UW-GAC / GENESIS

GENetic EStimation and Inference in Structured samples (GENESIS): Statistical methods for analyzing genetic data from samples with population structure and/or relatedness
https://bioconductor.org/packages/GENESIS
34 stars 13 forks source link

Filter extreme p-values using `.Machine$double.xmin` #110

Open amstilp opened 8 months ago

amstilp commented 8 months ago

In https://github.com/UW-GAC/analysis_pipeline assoc_plots, instead of hardcoding the threshold for p-value to 38.5, use .Machine$double.xmin to calculate the threshold that can be used. The current code is:

if ("stat" %in% names(assoc)) {
    extreme <- abs(assoc$stat) > 38.5
    if (any(extreme)) assoc$pval[extreme] <- 5e-324
}

5e-324 was probably chosen based on this information from ?.Machine:

     Note that on most platforms smaller positive values than
     ‘.Machine$double.xmin’ can occur.  On a typical R platform the
     smallest positive double is about ‘5e-324’.
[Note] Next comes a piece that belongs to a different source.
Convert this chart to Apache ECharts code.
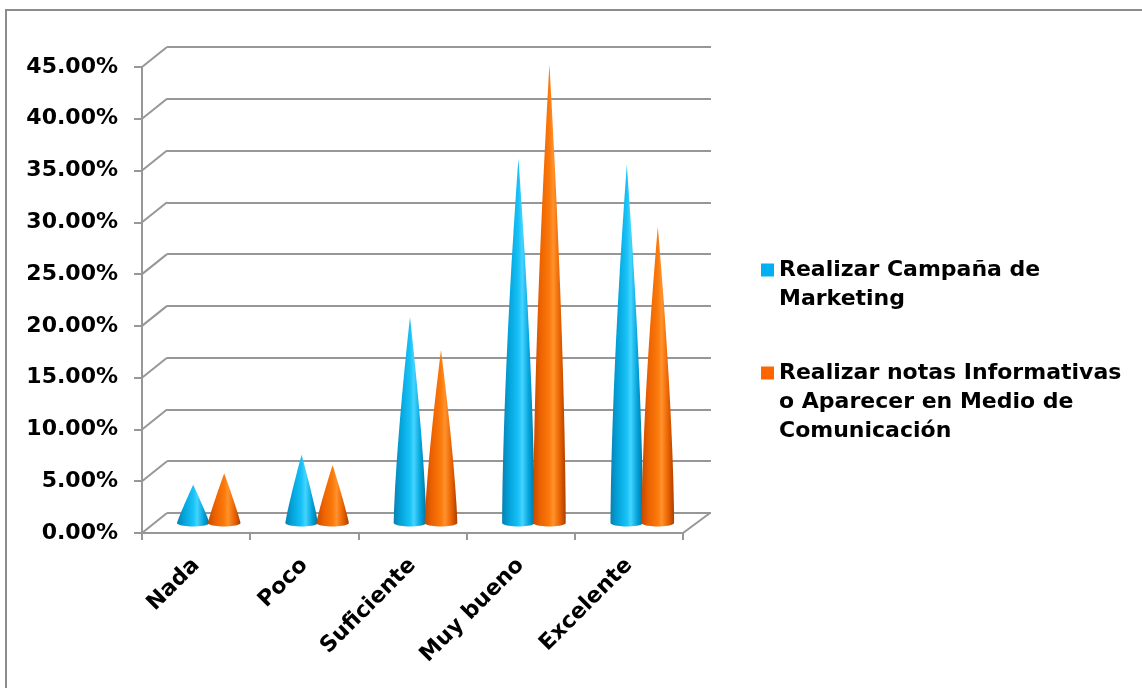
<!DOCTYPE html>
<html>
<head>
<meta charset="utf-8">
<script src="https://cdn.jsdelivr.net/npm/echarts@6/dist/echarts.min.js"></script>
<style>
  html, body { margin: 0; padding: 0; background: #ffffff; }
  #chart { width: 1142px; height: 688px; }
</style>
</head>
<body>
<div id="chart"></div>
<script>
// Survey answers per rating level (percent of respondents)
const categories = ['Nada', 'Poco', 'Suficiente', 'Muy bueno', 'Excelente'];
const seriesNames = [
  'Realizar Campaña de Marketing',
  'Realizar notas Informativas o Aparecer en Medio de Comunicación'
];
const legendLines = [
  ['Realizar Campaña de', 'Marketing'],
  ['Realizar notas Informativas', 'o Aparecer en Medio de', 'Comunicación']
];
const campana = [3.7, 6.6, 19.9, 35.2, 34.6];
const notas = [4.8, 5.6, 16.7, 44.3, 28.6];
const yTicks = [0, 5, 10, 15, 20, 25, 30, 35, 40, 45];

const FONT = 'DejaVu Sans';
const LINE = '#979797';
const DEPTH_X = 25, DEPTH_Y = -20;      // front plane -> back wall offset
const CONE_HALF = 16.3, CONE_RY = 3.5;  // cone base half width / base ellipse radius

const blueStops = [
  { offset: 0, color: '#0a80b2' },
  { offset: 0.22, color: '#03a4dc' },
  { offset: 0.5, color: '#18c2f6' },
  { offset: 0.62, color: '#45d4ff' },
  { offset: 0.82, color: '#02a4dc' },
  { offset: 1, color: '#066f98' }
];
const orangeStops = [
  { offset: 0, color: '#c64a00' },
  { offset: 0.22, color: '#ec6200' },
  { offset: 0.5, color: '#fb7a0c' },
  { offset: 0.62, color: '#ff922c' },
  { offset: 0.82, color: '#ea6200' },
  { offset: 1, color: '#aa3f00' }
];

// Half width at fraction f of the height (from the tip); tall cones get fuller flanks
function coneWidth(f, h) {
  const bulge = 1 + 0.6 * Math.min(1, h / 320);
  return CONE_HALF * (1 - Math.pow(1 - f, bulge));
}

// Cone standing on the floor at mid depth; slot shifts it within its category band
function coneRenderer(slot, stops) {
  return function (params, api) {
    const i = api.value(0), v = api.value(1);
    const band = api.size([1, 0])[0];
    const base = api.coord([i, 0]);
    const tip = api.coord([i, v]);
    const cx = base[0] + slot * band * 0.143;
    const h = base[1] - tip[1];
    const N = 30;
    const pts = [];
    for (let j = 0; j <= N; j++) {
      const f = j / N;
      pts.push([cx - coneWidth(f, h), tip[1] + f * h]);
    }
    for (let k = 1; k < 20; k++) {
      const a = Math.PI - (k / 20) * Math.PI;
      pts.push([cx + CONE_HALF * Math.cos(a), base[1] + CONE_RY * Math.sin(a)]);
    }
    for (let j = N; j >= 1; j--) {
      const f = j / N;
      pts.push([cx + coneWidth(f, h), tip[1] + f * h]);
    }
    return {
      type: 'polygon',
      shape: { points: pts },
      style: { fill: { type: 'linear', x: 0, y: 0, x2: 1, y2: 0, colorStops: stops } }
    };
  };
}

// Depth edges joining the front axis ticks to the back wall gridlines
function depthRenderer(params, api) {
  const cs = params.coordSys;
  const y = api.coord([0, api.value(1)])[1];
  const children = [{
    type: 'line',
    shape: { x1: cs.x, y1: y, x2: cs.x + DEPTH_X, y2: y + DEPTH_Y },
    style: { stroke: LINE, lineWidth: 2 }
  }];
  if (api.value(1) === 0) {
    children.push({
      type: 'line',
      shape: { x1: cs.x + cs.width, y1: y, x2: cs.x + cs.width + DEPTH_X + 2, y2: y + DEPTH_Y },
      style: { stroke: LINE, lineWidth: 2 }
    });
  }
  return { type: 'group', children: children };
}

const labelFont = { fontFamily: FONT, fontWeight: 'bold', fontSize: 22, color: '#000000' };

function legendFor(idx, top) {
  const pad = '\n'.repeat(legendLines[idx].length - 1);
  return {
    data: [seriesNames[idx]],
    left: 761,
    top: top,
    orient: 'vertical',
    icon: 'rect',
    itemWidth: 13,
    itemHeight: 13,
    padding: 0,
    selectedMode: false,
    formatter: function () { return pad + legendLines[idx].join('\n'); },
    textStyle: Object.assign({ lineHeight: 29 }, labelFont)
  };
}

const chart = echarts.init(document.getElementById('chart'), null, { renderer: 'canvas' });

chart.setOption({
  backgroundColor: '#ffffff',
  animation: false,
  graphic: [{
    type: 'rect',
    shape: { x: 6, y: 10, width: 1150, height: 700 },
    style: { fill: 'none', stroke: '#8c8c8c', lineWidth: 2 },
    z: -10
  }],
  legend: [legendFor(0, 226.5), legendFor(1, 300.5)],
  grid: [
    { left: 142, top: 67, width: 541, height: 466 },   // front plane (axes)
    { left: 167, top: 47, width: 544, height: 466 },   // back wall
    { left: 154.5, top: 57, width: 542, height: 466 }  // mid depth (cones)
  ],
  xAxis: [
    {
      gridIndex: 0, type: 'category', data: categories, boundaryGap: true,
      axisLine: { show: true, lineStyle: { color: LINE, width: 2 } },
      axisTick: { show: true, length: 7, alignWithLabel: false, lineStyle: { color: LINE, width: 2 } },
      axisLabel: Object.assign({ rotate: 45, interval: 0, margin: 29 }, labelFont),
      splitLine: { show: false }
    },
    { gridIndex: 1, type: 'category', data: categories, show: false },
    { gridIndex: 2, type: 'category', data: categories, show: false }
  ],
  yAxis: [
    {
      gridIndex: 0, type: 'value', min: 0, max: 45, interval: 5,
      axisLine: { show: true, lineStyle: { color: LINE, width: 2 } },
      axisTick: { show: true, length: 8, lineStyle: { color: LINE, width: 2 } },
      axisLabel: Object.assign({
        margin: 24, padding: [4, 0, 0, 0],
        formatter: function (v) { return v.toFixed(2) + '%'; }
      }, labelFont),
      splitLine: { show: false }
    },
    {
      gridIndex: 1, type: 'value', min: 0, max: 45, interval: 5,
      axisLine: { show: false }, axisTick: { show: false }, axisLabel: { show: false },
      splitLine: { show: true, lineStyle: { color: LINE, width: 2 } }
    },
    {
      gridIndex: 2, type: 'value', min: 0, max: 45, interval: 5, show: false,
      splitLine: { show: false }
    }
  ],
  series: [
    {
      type: 'custom', name: 'depth', silent: true,
      xAxisIndex: 0, yAxisIndex: 0,
      data: yTicks.map(function (v) { return [0, v]; }),
      encode: { x: 0, y: 1 },
      renderItem: depthRenderer, z: 1
    },
    {
      type: 'custom', name: seriesNames[0],
      xAxisIndex: 2, yAxisIndex: 2,
      itemStyle: { color: '#00b0f0' },
      data: campana.map(function (v, i) { return [i, v]; }),
      encode: { x: 0, y: 1 },
      renderItem: coneRenderer(-1, blueStops), z: 5
    },
    {
      type: 'custom', name: seriesNames[1],
      xAxisIndex: 2, yAxisIndex: 2,
      itemStyle: { color: '#ff6600' },
      data: notas.map(function (v, i) { return [i, v]; }),
      encode: { x: 0, y: 1 },
      renderItem: coneRenderer(1, orangeStops), z: 5
    }
  ]
});
</script>
</body>
</html>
but it's most reliable to use the value in .Machine. The code would then change to:

if ("stat" %in% names(assoc)) {
    extreme <- assoc$stat^2 > qchisq(.Machine$double.xmin, df=1, lower.tail=F)
    if (any(extreme)) assoc$pval[extreme] <- .Machine$double.xmin
}

A p-value of 5e-324 and eg 2.225074e-308 (from .Machine$double.xmin on my machine) are basically the same, anyway.

amstilp commented 8 months ago

Instead of making this change in analysis_pipeline, better to make it in GENESIS. Any function calling pchisq should then filter extremely low p-values using the above code.